## TO DO
Omit pictures and quote the listing below line by line, from its start through the line that holds "d3.scaleLinear().domain([2, 2002]).range([454.3, 33.5]);".

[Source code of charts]
((

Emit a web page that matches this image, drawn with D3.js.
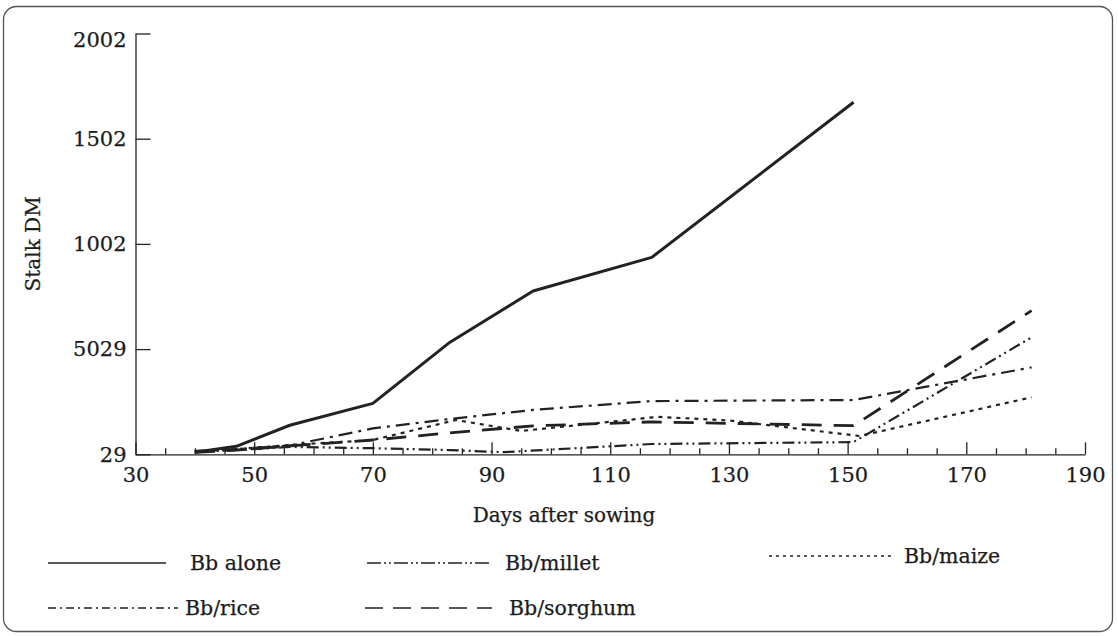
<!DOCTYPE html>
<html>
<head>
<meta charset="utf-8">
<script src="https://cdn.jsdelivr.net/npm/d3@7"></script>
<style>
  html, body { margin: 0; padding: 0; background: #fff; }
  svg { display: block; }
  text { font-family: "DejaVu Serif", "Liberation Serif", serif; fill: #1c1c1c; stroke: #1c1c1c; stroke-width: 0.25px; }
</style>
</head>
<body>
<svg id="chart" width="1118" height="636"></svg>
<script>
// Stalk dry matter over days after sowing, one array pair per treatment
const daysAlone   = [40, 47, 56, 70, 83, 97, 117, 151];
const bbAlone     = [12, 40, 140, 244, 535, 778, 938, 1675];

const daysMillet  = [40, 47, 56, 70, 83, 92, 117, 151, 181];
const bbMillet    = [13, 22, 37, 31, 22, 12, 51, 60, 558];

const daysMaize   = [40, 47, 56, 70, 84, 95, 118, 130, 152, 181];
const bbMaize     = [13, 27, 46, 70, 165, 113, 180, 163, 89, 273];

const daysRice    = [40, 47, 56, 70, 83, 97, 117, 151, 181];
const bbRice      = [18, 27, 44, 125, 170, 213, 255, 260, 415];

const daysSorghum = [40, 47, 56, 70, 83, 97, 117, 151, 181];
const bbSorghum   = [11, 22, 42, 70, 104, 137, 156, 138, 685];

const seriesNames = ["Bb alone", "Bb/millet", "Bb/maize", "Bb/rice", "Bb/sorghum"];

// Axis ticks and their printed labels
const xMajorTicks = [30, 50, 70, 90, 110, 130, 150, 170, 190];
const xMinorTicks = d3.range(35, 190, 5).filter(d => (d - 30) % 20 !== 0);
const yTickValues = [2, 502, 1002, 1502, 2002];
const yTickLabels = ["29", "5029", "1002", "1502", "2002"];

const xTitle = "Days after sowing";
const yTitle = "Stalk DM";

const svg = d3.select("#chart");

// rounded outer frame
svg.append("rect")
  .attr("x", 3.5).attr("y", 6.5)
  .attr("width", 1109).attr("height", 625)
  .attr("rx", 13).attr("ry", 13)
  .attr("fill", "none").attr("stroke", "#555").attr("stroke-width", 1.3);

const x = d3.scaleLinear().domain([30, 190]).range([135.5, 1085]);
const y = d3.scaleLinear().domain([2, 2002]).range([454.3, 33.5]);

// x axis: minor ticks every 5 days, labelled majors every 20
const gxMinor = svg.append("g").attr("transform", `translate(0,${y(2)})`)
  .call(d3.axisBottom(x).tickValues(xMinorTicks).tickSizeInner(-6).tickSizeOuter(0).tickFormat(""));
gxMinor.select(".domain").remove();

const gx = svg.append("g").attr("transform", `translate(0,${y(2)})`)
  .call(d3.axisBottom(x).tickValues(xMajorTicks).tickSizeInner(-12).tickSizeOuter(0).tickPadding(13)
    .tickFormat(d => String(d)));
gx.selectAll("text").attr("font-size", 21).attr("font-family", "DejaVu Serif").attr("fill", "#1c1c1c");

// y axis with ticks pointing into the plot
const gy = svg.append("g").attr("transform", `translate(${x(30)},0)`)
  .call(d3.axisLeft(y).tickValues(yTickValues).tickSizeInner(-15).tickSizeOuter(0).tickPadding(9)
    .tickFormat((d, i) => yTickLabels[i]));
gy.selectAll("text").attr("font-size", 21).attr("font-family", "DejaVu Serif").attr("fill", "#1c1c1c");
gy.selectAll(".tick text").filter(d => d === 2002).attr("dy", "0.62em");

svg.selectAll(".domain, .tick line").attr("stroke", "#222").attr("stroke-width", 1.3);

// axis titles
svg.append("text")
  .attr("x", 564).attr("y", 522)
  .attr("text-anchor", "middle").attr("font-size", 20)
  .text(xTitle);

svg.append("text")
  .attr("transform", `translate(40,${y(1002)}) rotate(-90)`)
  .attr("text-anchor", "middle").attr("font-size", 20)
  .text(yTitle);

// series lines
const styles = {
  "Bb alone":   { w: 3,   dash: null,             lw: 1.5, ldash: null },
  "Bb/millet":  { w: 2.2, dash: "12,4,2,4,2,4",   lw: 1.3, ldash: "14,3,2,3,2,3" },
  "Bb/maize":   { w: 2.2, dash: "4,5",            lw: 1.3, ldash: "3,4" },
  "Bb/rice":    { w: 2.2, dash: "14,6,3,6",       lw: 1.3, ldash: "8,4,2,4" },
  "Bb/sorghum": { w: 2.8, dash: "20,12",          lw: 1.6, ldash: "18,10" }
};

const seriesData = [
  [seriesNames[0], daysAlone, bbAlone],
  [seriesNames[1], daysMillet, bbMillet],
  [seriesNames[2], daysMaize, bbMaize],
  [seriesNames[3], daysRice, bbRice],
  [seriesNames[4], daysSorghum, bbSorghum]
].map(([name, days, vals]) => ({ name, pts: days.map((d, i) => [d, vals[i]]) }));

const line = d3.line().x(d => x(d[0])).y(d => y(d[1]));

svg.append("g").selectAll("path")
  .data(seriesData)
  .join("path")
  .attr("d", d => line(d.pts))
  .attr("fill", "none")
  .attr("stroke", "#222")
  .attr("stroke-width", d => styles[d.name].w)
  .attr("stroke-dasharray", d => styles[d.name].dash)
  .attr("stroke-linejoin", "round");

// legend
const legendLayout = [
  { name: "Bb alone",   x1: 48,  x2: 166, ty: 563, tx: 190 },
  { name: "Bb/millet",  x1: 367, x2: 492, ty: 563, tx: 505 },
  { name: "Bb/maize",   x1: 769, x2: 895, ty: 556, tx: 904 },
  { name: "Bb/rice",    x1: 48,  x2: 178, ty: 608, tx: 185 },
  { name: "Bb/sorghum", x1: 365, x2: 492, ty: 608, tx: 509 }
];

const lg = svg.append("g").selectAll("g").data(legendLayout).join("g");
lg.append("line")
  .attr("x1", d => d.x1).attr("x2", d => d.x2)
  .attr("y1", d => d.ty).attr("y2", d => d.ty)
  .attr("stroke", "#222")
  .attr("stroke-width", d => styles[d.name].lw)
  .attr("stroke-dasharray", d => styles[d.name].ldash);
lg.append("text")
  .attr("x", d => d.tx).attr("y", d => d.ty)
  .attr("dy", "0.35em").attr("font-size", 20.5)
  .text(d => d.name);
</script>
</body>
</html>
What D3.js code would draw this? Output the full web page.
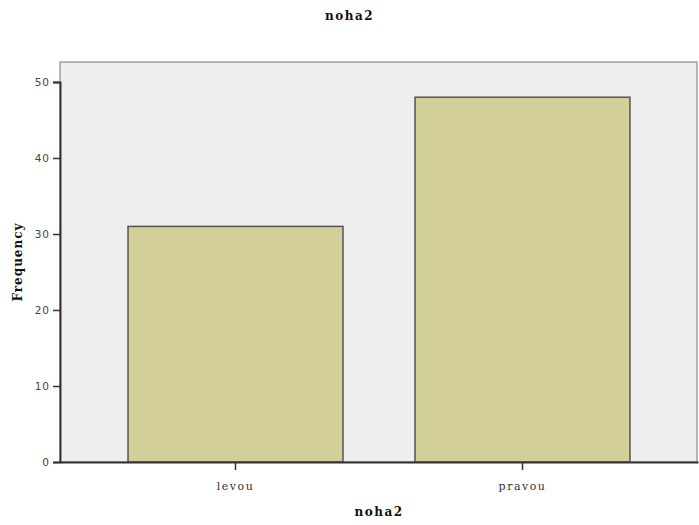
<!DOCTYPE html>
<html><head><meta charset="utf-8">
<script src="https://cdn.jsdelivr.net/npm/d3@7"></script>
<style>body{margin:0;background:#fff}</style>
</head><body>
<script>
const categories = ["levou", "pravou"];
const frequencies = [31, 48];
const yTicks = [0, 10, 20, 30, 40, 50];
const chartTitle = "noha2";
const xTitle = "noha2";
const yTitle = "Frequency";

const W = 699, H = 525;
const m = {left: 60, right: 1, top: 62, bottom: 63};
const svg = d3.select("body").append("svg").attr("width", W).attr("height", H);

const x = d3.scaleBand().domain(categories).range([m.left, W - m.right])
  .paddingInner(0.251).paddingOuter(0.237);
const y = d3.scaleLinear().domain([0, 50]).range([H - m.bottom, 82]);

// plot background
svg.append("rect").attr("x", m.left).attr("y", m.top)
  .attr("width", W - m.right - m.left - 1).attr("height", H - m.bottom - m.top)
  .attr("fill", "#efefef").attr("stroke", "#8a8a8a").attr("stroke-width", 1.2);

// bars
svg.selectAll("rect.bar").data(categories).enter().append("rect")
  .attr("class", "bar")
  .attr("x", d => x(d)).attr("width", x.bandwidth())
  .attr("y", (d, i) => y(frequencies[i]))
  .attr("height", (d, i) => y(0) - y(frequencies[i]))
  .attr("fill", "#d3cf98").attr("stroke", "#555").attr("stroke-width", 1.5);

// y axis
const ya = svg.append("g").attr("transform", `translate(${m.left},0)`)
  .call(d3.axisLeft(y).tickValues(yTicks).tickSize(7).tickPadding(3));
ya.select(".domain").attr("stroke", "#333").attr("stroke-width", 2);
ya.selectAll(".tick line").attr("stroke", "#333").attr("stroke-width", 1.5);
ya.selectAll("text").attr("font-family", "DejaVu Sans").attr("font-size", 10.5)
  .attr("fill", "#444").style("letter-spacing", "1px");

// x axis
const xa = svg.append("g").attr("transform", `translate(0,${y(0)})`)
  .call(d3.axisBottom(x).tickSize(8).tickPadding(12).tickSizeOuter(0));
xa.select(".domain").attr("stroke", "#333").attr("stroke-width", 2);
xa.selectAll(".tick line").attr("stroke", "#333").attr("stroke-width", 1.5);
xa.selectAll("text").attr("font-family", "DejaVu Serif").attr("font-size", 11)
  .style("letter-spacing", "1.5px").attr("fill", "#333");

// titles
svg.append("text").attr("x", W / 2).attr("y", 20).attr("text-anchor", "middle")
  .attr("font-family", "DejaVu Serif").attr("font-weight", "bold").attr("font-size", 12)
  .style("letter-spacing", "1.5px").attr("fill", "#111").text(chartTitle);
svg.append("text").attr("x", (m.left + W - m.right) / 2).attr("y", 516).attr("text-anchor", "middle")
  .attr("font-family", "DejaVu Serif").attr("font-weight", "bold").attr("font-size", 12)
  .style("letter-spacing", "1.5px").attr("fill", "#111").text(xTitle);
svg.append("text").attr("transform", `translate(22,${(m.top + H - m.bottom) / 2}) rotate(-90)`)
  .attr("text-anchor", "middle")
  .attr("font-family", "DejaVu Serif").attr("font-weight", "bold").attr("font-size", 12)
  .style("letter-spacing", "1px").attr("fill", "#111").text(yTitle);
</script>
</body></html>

))

## CORRECT ANSWER
Emit a web page that matches this image, drawn with D3.js.
<!DOCTYPE html>
<html>
<head>
<meta charset="utf-8">
<script src="https://cdn.jsdelivr.net/npm/d3@7"></script>
<style>
  html, body { margin: 0; padding: 0; background: #fff; }
  svg { display: block; }
  text { font-family: "DejaVu Serif", "Liberation Serif", serif; fill: #1c1c1c; stroke: #1c1c1c; stroke-width: 0.25px; }
</style>
</head>
<body>
<svg id="chart" width="1118" height="636"></svg>
<script>
// Stalk dry matter over days after sowing, one array pair per treatment
const daysAlone   = [40, 47, 56, 70, 83, 97, 117, 151];
const bbAlone     = [12, 40, 140, 244, 535, 778, 938, 1675];

const daysMillet  = [40, 47, 56, 70, 83, 92, 117, 151, 181];
const bbMillet    = [13, 22, 37, 31, 22, 12, 51, 60, 558];

const daysMaize   = [40, 47, 56, 70, 84, 95, 118, 130, 152, 181];
const bbMaize     = [13, 27, 46, 70, 165, 113, 180, 163, 89, 273];

const daysRice    = [40, 47, 56, 70, 83, 97, 117, 151, 181];
const bbRice      = [18, 27, 44, 125, 170, 213, 255, 260, 415];

const daysSorghum = [40, 47, 56, 70, 83, 97, 117, 151, 181];
const bbSorghum   = [11, 22, 42, 70, 104, 137, 156, 138, 685];

const seriesNames = ["Bb alone", "Bb/millet", "Bb/maize", "Bb/rice", "Bb/sorghum"];

// Axis ticks and their printed labels
const xMajorTicks = [30, 50, 70, 90, 110, 130, 150, 170, 190];
const xMinorTicks = d3.range(35, 190, 5).filter(d => (d - 30) % 20 !== 0);
const yTickValues = [2, 502, 1002, 1502, 2002];
const yTickLabels = ["29", "5029", "1002", "1502", "2002"];

const xTitle = "Days after sowing";
const yTitle = "Stalk DM";

const svg = d3.select("#chart");

// rounded outer frame
svg.append("rect")
  .attr("x", 3.5).attr("y", 6.5)
  .attr("width", 1109).attr("height", 625)
  .attr("rx", 13).attr("ry", 13)
  .attr("fill", "none").attr("stroke", "#555").attr("stroke-width", 1.3);

const x = d3.scaleLinear().domain([30, 190]).range([135.5, 1085]);
const y = d3.scaleLinear().domain([2, 2002]).range([454.3, 33.5]);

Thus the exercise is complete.